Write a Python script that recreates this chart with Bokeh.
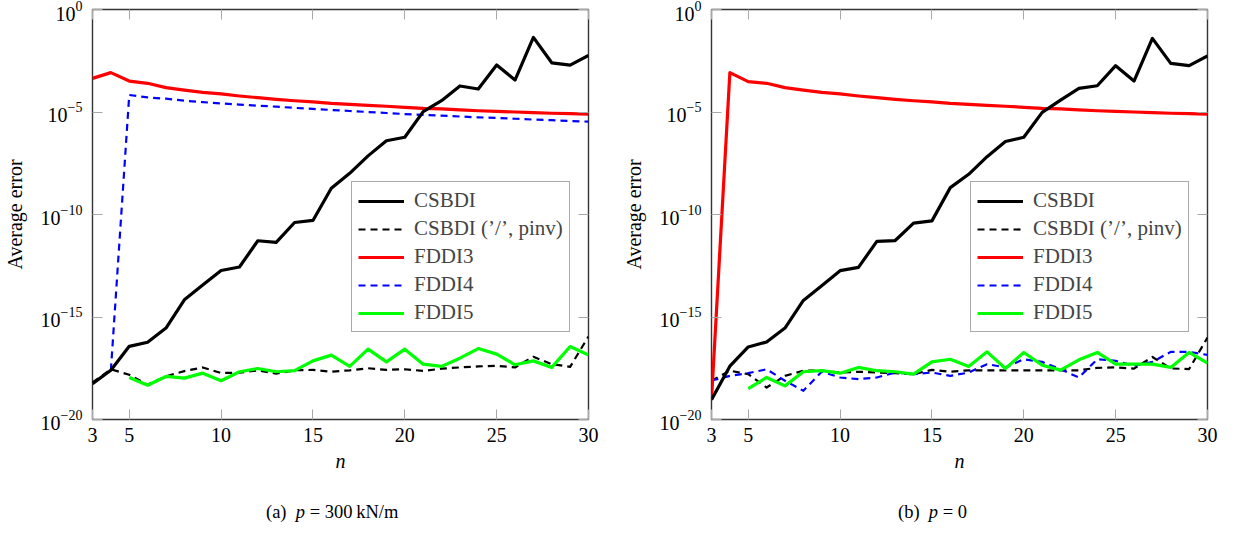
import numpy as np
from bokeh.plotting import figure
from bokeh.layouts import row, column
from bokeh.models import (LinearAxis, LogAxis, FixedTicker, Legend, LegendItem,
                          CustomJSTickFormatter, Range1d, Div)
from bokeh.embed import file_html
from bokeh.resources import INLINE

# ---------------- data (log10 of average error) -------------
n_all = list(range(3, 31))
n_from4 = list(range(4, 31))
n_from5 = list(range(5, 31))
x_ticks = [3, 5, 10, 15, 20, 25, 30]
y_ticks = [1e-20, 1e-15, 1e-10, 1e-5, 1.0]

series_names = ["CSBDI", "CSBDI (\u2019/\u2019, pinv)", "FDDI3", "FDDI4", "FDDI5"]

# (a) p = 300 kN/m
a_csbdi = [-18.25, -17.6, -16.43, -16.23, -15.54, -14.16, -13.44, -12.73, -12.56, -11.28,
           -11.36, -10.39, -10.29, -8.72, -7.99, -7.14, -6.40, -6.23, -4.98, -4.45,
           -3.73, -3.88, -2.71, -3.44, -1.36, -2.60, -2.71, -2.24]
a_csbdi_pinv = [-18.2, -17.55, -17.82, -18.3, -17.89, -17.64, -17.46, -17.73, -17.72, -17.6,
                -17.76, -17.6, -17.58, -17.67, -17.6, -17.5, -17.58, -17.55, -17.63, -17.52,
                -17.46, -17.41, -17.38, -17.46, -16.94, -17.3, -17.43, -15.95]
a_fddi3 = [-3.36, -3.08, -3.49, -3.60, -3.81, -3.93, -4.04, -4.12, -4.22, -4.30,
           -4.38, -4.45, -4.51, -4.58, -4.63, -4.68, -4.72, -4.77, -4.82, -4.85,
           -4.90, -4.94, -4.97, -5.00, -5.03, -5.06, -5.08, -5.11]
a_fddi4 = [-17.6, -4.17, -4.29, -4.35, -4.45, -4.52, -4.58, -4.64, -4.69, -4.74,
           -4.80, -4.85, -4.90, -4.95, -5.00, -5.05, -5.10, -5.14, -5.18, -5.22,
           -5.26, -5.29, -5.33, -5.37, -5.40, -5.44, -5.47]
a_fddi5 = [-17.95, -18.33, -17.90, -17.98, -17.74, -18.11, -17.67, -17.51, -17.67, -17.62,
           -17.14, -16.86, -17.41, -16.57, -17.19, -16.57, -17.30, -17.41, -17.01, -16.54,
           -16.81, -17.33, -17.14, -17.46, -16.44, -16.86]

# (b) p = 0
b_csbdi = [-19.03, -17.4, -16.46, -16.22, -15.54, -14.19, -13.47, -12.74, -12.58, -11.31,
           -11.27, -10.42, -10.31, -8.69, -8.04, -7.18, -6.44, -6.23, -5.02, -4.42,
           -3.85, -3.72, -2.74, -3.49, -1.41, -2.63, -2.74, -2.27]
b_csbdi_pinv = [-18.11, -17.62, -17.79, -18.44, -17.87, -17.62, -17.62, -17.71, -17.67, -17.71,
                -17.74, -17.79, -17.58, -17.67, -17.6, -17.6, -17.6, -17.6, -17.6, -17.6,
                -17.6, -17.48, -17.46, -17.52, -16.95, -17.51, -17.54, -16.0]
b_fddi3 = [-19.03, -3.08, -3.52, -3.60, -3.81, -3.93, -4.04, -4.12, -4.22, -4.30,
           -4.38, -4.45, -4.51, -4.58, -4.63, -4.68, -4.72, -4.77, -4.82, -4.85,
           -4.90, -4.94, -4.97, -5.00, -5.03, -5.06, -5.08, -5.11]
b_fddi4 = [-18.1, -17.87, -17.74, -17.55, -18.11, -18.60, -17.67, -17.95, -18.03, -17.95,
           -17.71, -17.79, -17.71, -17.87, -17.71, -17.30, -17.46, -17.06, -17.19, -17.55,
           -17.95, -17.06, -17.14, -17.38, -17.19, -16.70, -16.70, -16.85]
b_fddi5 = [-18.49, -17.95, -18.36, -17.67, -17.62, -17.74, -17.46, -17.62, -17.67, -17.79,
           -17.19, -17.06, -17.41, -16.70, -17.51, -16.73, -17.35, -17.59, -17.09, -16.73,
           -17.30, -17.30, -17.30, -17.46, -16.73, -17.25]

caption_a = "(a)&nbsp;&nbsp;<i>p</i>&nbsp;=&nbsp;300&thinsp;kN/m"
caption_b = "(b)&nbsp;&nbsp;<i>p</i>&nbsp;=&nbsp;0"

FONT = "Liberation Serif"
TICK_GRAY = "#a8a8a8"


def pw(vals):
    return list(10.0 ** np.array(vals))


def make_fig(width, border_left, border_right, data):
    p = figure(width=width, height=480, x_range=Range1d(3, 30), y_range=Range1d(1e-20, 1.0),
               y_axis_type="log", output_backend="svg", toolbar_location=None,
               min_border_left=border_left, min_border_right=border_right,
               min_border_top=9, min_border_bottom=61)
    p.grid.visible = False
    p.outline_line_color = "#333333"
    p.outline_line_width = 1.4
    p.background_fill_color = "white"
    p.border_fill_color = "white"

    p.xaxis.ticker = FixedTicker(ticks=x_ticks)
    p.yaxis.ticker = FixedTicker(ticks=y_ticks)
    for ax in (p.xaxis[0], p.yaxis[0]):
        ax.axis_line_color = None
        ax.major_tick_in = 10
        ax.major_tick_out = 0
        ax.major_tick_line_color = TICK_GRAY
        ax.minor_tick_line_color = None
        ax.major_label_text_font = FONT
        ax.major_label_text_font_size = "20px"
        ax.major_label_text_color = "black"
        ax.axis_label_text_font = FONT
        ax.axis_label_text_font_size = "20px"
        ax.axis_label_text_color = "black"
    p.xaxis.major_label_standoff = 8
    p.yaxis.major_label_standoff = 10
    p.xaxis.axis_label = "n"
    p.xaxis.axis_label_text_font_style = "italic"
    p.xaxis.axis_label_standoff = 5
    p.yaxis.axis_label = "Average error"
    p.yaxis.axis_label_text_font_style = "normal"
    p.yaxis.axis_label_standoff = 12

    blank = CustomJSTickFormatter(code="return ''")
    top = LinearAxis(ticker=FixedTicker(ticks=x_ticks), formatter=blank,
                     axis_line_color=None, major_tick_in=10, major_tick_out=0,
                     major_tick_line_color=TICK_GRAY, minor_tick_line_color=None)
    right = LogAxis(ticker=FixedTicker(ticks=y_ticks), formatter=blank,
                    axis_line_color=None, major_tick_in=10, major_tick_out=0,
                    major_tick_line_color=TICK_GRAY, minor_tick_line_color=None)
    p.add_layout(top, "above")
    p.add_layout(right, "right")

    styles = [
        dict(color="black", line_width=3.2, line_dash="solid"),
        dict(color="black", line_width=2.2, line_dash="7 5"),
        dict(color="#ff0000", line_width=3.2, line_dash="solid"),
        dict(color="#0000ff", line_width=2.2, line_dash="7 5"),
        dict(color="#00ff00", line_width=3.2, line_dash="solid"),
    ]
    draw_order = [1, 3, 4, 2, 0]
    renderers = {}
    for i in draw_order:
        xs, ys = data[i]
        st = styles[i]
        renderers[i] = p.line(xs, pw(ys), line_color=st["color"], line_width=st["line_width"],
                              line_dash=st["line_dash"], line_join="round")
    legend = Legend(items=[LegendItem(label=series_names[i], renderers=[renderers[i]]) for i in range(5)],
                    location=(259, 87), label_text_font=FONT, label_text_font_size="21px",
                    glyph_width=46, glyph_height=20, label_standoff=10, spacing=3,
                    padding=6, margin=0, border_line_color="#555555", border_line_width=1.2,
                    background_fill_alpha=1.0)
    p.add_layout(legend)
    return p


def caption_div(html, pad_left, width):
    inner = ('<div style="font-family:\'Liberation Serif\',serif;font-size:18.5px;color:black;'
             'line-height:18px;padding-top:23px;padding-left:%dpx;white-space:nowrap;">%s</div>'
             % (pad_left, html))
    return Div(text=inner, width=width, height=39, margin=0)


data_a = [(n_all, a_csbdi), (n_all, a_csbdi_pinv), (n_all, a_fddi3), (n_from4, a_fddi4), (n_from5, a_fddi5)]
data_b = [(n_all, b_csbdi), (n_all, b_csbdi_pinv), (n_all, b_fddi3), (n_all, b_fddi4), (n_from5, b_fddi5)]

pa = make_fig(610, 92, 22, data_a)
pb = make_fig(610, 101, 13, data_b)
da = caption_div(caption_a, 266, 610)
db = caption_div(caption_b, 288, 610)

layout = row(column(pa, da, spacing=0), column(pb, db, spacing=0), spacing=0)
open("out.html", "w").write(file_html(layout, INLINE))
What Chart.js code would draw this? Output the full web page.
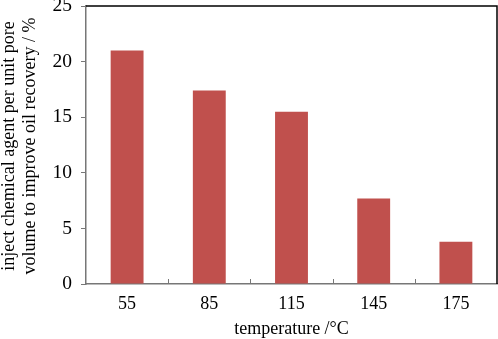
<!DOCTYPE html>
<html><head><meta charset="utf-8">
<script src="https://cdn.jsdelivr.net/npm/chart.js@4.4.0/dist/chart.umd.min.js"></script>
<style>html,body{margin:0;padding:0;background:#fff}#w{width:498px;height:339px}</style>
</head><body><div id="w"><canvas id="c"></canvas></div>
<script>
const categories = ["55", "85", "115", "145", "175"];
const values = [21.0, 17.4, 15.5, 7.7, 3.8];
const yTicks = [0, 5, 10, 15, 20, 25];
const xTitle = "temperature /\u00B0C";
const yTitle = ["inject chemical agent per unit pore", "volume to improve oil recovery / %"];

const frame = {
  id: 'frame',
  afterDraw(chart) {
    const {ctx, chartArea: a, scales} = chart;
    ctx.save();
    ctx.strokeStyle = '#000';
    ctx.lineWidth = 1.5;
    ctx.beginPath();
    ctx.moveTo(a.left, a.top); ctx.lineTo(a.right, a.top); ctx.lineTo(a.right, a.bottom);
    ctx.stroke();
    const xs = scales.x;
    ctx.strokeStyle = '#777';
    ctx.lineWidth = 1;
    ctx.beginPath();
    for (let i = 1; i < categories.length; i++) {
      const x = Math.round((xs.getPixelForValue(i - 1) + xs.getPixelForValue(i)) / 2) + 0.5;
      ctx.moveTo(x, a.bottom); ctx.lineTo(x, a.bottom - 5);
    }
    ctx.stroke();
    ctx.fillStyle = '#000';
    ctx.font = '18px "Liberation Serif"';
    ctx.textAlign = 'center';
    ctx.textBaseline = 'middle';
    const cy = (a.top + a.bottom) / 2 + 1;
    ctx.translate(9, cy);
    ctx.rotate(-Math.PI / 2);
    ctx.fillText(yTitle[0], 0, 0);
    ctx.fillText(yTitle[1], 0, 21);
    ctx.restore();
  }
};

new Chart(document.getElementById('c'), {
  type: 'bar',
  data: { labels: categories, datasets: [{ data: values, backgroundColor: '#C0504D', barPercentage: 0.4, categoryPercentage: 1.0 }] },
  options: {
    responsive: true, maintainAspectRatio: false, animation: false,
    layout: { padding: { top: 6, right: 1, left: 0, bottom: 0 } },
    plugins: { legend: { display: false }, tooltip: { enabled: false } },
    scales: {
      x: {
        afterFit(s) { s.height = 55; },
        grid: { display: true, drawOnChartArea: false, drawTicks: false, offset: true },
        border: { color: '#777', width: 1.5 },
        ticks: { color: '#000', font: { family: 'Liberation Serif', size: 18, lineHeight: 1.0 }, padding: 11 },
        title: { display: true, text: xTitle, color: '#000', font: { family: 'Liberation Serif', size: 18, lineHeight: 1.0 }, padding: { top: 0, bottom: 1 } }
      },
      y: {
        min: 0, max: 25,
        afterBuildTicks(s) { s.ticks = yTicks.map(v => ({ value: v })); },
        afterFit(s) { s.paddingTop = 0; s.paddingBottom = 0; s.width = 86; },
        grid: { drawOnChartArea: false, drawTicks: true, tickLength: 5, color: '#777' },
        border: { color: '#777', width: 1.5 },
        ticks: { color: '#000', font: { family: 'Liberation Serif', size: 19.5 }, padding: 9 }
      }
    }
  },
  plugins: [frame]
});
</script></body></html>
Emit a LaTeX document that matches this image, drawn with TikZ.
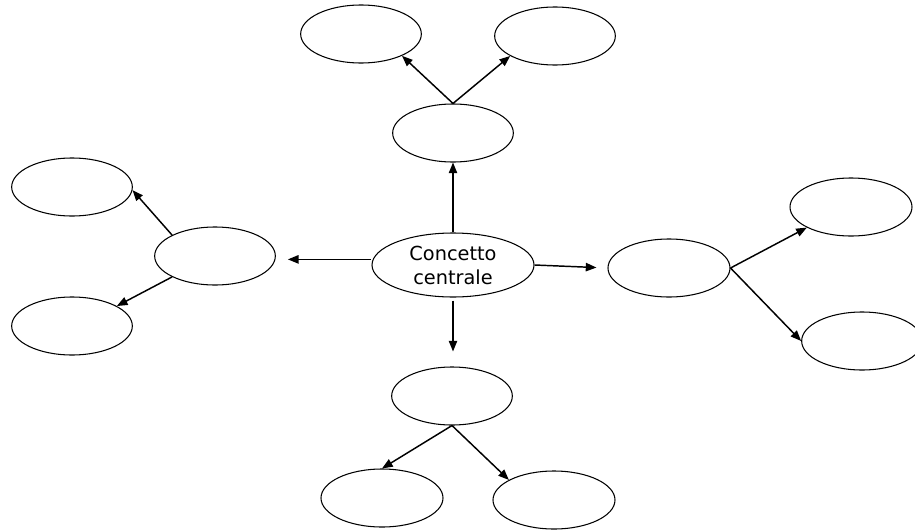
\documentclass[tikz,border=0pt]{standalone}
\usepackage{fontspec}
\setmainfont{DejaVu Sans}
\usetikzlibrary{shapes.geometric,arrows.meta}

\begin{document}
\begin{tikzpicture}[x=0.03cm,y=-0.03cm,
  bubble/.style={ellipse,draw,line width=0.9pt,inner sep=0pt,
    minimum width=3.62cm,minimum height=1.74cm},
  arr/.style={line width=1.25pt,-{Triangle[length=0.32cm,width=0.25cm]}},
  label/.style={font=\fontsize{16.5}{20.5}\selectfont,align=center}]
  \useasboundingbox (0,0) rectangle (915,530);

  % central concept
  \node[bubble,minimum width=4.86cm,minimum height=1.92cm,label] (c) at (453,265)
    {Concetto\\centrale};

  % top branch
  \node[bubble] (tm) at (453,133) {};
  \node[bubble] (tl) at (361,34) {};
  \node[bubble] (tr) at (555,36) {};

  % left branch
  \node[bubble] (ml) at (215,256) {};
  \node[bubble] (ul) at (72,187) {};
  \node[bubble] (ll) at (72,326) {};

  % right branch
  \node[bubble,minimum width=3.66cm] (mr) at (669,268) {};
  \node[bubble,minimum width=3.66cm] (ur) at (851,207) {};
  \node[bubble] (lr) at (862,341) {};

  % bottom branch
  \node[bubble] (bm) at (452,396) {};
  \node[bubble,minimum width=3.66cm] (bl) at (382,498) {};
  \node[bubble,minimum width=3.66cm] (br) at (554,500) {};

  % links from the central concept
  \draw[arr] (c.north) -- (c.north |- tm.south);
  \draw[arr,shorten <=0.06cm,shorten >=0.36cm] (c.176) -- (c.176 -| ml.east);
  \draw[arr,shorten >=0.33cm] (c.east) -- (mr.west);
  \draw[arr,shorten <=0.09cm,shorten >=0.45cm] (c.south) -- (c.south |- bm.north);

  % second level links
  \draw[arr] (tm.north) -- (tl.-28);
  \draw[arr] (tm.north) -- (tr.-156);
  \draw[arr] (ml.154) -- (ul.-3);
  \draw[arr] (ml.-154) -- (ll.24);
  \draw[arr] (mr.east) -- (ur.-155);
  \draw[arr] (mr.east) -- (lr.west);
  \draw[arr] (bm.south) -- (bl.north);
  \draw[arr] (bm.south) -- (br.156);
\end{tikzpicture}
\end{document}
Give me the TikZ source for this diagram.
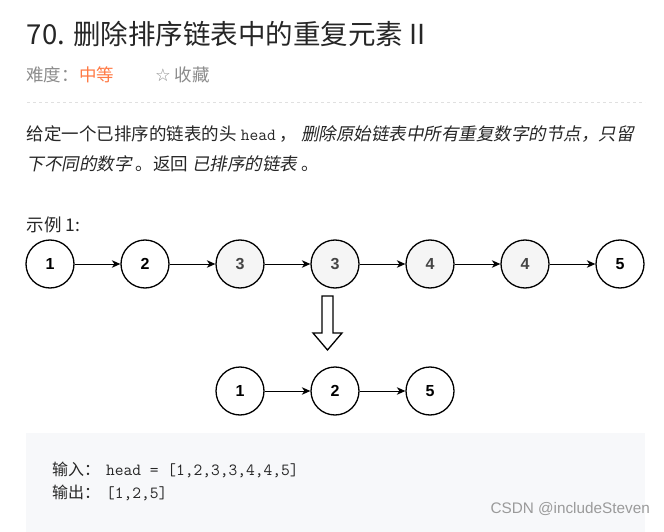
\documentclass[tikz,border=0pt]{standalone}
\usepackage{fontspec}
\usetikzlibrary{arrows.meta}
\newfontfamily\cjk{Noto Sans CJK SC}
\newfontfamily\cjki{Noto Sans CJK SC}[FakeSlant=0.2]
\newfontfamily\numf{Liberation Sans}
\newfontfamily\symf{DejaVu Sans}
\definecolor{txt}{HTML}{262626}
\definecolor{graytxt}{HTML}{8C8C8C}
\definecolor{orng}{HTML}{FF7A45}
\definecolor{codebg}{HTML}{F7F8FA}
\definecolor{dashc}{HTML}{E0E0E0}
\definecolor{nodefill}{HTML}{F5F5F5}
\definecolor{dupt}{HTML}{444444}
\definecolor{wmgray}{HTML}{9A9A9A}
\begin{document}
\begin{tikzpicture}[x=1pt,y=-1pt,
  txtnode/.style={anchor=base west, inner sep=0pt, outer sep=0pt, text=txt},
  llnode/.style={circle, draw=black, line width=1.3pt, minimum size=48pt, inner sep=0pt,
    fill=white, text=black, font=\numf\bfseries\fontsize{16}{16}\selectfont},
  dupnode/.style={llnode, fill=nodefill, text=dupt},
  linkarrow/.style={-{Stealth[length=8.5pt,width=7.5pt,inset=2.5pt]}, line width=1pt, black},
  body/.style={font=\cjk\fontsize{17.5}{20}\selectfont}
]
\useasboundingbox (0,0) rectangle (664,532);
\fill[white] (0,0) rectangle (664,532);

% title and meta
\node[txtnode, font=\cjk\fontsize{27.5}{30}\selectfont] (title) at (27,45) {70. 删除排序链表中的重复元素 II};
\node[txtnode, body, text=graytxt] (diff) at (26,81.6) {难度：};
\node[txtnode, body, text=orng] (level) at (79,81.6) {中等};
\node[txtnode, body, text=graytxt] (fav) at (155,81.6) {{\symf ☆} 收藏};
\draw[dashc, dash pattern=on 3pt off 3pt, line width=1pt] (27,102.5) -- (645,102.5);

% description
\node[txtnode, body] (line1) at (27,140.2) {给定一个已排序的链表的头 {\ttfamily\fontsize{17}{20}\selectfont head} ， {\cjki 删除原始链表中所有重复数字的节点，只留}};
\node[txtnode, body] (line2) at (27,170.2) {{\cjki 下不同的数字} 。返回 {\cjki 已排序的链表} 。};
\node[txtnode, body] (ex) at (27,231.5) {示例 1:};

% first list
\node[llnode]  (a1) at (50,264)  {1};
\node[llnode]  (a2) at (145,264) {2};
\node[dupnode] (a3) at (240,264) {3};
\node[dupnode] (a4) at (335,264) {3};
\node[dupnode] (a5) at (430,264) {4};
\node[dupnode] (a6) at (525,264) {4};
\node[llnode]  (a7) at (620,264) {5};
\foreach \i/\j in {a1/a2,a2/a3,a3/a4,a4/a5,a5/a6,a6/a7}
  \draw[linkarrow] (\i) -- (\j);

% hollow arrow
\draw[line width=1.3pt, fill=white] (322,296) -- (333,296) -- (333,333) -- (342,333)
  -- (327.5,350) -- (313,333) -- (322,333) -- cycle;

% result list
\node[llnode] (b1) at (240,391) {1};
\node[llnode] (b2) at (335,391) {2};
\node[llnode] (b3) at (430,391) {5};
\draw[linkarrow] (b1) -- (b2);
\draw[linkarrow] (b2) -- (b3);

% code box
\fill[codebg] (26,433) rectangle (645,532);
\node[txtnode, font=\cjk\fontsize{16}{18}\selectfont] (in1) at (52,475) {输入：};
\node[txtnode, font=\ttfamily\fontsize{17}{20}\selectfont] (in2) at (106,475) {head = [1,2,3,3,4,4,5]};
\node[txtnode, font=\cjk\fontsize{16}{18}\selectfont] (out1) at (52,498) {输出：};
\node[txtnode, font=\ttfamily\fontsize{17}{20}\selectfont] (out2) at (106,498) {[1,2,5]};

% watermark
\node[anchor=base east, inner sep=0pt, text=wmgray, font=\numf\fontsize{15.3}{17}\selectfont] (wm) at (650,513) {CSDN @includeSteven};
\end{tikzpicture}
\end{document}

- To do:
Drop the images and output only the lines from the one that contains "What Chart.js code" to the one that contains "chemical agent per", both included.

- Full answer:
What Chart.js code would draw this? Output the full web page.
<!DOCTYPE html>
<html><head><meta charset="utf-8">
<script src="https://cdn.jsdelivr.net/npm/chart.js@4.4.0/dist/chart.umd.min.js"></script>
<style>html,body{margin:0;padding:0;background:#fff}#w{width:498px;height:339px}</style>
</head><body><div id="w"><canvas id="c"></canvas></div>
<script>
const categories = ["55", "85", "115", "145", "175"];
const values = [21.0, 17.4, 15.5, 7.7, 3.8];
const yTicks = [0, 5, 10, 15, 20, 25];
const xTitle = "temperature /\u00B0C";
const yTitle = ["inject chemical agent per unit pore", "volume to improve oil recovery / %"];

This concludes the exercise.